Who was Timothy
This epistle was written to Timothy, whose father was a Greek and whose mother, Eunice, and grandmother, Lois, were pious Jewesses. Timothy apparently was converted under the ministry of the Apostle Paul as Paul ministered at Lystra, Timothy’s hometown, during Paul’s first missionary journey, A.D. 45–48. When Paul, during his second missionary journey, A.D. 50–53, passed through Lystra, he, after hearing testimonies of Timothy’s rapid growth in the Lord, asked Timothy to join his missionary group, which Timothy did after Paul had circumcised him and together with the elders of the Lystran church, had ordained him to the ministry. From this time forward, Timothy was an almost-constant associate and travel companion of Paul. He advanced rapidly from being Paul’s valet to being Paul’s associate, to being Paul’s trouble shooter, to being Paul’s apostolic delegate, to being Paul’s successor (in the Roman province of Asia).

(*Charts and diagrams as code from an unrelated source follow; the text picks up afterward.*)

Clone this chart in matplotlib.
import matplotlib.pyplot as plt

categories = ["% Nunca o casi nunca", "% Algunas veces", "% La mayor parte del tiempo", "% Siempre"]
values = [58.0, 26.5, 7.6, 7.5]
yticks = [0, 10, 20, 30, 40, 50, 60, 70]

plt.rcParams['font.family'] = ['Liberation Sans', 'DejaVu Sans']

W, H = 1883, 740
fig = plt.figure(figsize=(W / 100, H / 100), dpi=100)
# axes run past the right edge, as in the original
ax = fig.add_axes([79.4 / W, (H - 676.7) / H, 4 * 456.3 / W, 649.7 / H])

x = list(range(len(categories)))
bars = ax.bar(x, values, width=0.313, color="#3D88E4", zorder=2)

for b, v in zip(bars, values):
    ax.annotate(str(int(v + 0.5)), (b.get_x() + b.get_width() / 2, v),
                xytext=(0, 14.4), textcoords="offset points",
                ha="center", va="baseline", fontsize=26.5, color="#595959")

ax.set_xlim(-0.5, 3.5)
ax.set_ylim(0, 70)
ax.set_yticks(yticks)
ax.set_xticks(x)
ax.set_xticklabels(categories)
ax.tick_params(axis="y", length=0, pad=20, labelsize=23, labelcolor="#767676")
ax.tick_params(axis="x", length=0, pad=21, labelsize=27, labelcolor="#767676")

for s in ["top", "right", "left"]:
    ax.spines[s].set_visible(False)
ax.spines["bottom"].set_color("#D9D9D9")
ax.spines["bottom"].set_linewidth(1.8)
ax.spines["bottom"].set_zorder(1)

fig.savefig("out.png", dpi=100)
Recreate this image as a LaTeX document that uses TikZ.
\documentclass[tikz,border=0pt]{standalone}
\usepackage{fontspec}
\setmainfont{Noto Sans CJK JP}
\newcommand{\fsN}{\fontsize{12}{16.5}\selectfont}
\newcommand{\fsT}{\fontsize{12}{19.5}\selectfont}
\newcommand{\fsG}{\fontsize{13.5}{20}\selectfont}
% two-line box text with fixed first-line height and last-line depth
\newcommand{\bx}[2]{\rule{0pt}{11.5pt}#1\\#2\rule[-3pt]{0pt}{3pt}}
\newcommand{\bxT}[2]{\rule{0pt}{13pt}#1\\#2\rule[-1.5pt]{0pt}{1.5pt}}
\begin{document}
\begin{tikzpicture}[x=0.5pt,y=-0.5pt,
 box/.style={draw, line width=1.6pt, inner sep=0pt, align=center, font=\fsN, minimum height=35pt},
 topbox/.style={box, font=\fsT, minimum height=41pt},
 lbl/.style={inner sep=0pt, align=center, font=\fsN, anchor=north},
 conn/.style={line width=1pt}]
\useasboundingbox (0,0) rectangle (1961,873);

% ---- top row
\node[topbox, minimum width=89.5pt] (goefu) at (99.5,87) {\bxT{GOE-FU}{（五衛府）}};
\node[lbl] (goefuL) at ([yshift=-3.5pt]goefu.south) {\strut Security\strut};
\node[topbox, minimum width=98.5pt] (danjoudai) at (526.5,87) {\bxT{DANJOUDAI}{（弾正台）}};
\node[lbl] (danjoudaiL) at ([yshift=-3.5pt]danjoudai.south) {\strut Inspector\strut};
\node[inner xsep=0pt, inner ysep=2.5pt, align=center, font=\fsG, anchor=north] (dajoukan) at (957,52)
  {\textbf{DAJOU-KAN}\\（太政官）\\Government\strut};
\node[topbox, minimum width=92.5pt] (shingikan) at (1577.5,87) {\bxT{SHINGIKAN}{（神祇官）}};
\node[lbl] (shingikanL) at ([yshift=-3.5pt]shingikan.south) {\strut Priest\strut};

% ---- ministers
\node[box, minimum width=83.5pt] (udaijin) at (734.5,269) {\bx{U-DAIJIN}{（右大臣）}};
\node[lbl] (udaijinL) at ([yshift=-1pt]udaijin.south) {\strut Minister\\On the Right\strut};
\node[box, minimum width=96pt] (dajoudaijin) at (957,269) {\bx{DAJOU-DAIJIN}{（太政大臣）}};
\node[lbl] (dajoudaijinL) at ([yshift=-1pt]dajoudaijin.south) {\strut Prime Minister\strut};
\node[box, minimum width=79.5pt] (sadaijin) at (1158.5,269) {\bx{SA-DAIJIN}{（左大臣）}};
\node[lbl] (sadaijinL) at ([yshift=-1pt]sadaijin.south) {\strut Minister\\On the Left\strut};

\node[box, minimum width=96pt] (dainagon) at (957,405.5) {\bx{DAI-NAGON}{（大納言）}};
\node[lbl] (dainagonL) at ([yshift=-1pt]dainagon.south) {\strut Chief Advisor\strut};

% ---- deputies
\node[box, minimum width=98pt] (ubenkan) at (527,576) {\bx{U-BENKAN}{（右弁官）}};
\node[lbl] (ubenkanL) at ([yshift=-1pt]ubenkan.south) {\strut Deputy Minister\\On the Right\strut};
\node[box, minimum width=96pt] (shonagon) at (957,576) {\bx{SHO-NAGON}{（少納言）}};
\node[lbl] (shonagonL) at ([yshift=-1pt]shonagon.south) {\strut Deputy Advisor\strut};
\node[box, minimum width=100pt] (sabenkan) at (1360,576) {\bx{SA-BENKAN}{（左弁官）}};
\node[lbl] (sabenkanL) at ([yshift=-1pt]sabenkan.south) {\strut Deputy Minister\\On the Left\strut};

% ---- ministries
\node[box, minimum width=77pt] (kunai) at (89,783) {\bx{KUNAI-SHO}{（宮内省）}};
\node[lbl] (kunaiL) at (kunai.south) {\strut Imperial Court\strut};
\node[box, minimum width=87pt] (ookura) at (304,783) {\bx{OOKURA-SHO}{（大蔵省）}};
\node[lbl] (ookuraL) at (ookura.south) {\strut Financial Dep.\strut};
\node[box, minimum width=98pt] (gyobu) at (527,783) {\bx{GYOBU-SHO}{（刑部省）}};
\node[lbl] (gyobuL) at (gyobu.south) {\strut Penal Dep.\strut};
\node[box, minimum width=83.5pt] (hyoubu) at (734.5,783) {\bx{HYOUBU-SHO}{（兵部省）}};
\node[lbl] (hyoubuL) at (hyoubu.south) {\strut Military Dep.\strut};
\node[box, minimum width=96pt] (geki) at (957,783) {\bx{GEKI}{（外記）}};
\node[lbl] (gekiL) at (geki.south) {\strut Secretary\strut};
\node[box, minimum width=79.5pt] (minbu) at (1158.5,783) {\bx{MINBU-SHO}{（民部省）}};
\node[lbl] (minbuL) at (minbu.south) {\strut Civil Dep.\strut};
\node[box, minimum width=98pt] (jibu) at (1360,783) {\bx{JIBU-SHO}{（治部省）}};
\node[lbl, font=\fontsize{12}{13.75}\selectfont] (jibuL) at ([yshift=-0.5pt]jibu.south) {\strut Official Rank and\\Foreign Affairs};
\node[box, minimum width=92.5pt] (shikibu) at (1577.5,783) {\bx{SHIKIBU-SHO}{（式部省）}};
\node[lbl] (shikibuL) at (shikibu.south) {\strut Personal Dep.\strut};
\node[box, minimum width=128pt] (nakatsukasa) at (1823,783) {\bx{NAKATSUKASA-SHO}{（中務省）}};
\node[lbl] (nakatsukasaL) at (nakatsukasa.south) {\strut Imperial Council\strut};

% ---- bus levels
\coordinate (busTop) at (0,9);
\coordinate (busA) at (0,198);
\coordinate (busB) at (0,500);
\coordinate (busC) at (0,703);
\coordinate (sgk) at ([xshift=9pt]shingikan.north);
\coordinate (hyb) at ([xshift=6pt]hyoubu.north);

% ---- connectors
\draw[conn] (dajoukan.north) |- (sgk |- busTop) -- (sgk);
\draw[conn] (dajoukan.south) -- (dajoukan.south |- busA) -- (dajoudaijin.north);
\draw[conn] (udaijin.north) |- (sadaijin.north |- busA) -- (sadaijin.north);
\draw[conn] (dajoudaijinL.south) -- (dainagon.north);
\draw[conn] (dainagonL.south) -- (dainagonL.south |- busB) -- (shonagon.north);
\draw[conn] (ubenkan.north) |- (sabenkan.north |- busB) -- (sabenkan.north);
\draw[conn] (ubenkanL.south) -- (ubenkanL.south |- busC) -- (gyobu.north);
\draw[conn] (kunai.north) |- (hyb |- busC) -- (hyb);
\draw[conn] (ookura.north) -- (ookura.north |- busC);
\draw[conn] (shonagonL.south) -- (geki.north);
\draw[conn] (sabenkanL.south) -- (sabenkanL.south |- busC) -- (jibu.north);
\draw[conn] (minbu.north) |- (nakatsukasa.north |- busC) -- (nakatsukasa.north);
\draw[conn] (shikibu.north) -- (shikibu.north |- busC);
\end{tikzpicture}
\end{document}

He is the associate writer of six of Paul’s epistles and the addressee of two of them.
Timothy is frequently mentioned in the Scriptures until Paul’s death, A.D. 67, but after Paul’s death, the Scriptures make only one reference to him, Heb. 13:23.
Tradition informs us that Timothy was martyred at Ephesus and was buried on a hill overlooking Ephesus.